Y eso me lleva a mi segundo punto de por qué algunas personas buscamos este tipo de contenido. Tal como sucede con las dos sitcoms que mencioné, las personas nos sentimos atraídas hacia aquello con lo que nos identificamos, ya sea una línea, una situación o un personaje. Hay una reconfortante validación en vernos como el otro de la ficción. Esa misma validación emerge de historias como la de Gadd en Bebé Reno, donde él mismo revela las peripecias que lo llevaron a cuestionar su valía, su seguridad y hasta su culpa. Las relaciones abusivas son más prevalentes de lo que quisiéramos admitir y muchas veces no se ven como la telenovela: con golpes y gritos a media calle. Nuestros abusadores son personas atractivas, inteligentes, divertidas y amigables. No nos ponen un dedo encima, pero saben minar nuestras inseguridades para corroernos desde dentro. Y lo peor es que muchas veces volvemos a encontrar a estos monstruos en ese ansiado e imaginado desenlace donde deberíamos enfrentarlos y reclamar nuestros daños, pero nos limitamos a un cordialísimo intercambio: «Ahí va mi amigo» —«mi colega», «mi mentor», «mi abusador»—. «¿Cómo has estado? ¿Nos tomamos algo?»

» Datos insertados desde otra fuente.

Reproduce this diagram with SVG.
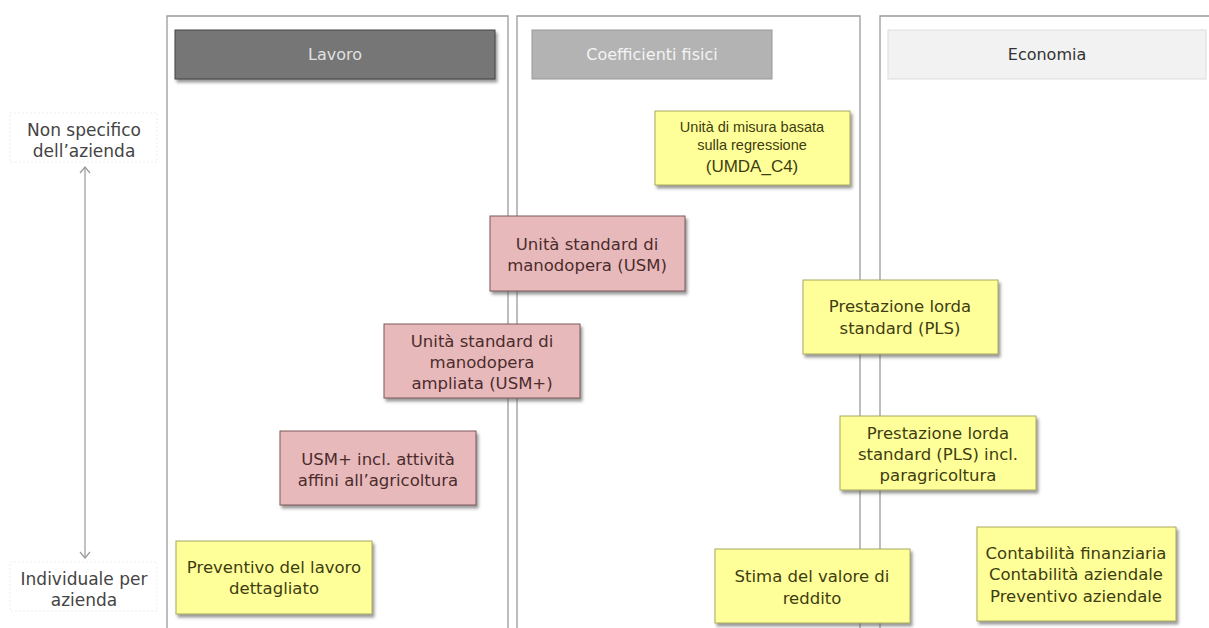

Estos días están muy de moda verbos como romantizar o glamorizar porque la gente cree que asociarle una emoción individual a una experiencia es un grave pecado. Este discurso es el que ve un contenido como Bebé Reno y reclama que no puede ser honesto ni legítimo porque el autor se benefició económicamente. Martha, la misma acosadora de Gadd —identificada en la vida real como Fiona Harvey— ha declarado que la serie es un intento de hacer dinero, recalcando que ella fue más atractiva que la actriz que la interpreta y que Gadd simplemente está celoso porque nunca consiguió acostarse con ella, por lo cual decidió usar la serie como un último y desesperado intento.

Por otro lado, Gadd ha insistido que los seguidores no busquen la identidad real de los personajes que representan a su acosadora y su violador, pues eso destruiría el objetivo real de la serie. Y tiene toda la razón. Hay una catarsis muy necesaria en este tipo de series y me alegra que existan interpretaciones más sensibles, realistas y personales que otras escandalosas entregas de Netflix que intentaron y fallaron el discurso de la violencia sexual y los desórdenes mentales. Pero lo que ni You ni 13 Reasons Why tenían es el compromiso personal de un autor que quiere elevar su experiencia a algo más que una obra de ficción. En ese sentido, hay una necesaria y admirable valentía en un creador que transforma sus heridas en un medio de liberación y reflexión para otros. Es estúpido que esperemos que el artista subsista de aplausos y halagos cuando su trabajo está haciendo una importante diferencia en nuestro discurso, tanto interno como social. Es un trabajo que merece la compensación correspondiente a su talento.

Presiento que mucha gente que desdeña esta productificación de la experiencia propia debe tener una vida cómodamente aburrida, y quizá por eso deberían estar agradecidos. O bien, si su problema está en la expresión de un artista que puede reírse y sincerarse de su tragedia, quizá deberían examinar su relación con la propia. He oído que hay terapeutas para eso y que cada sesión suele ser casi tan cara como una suscripción anual de Netflix.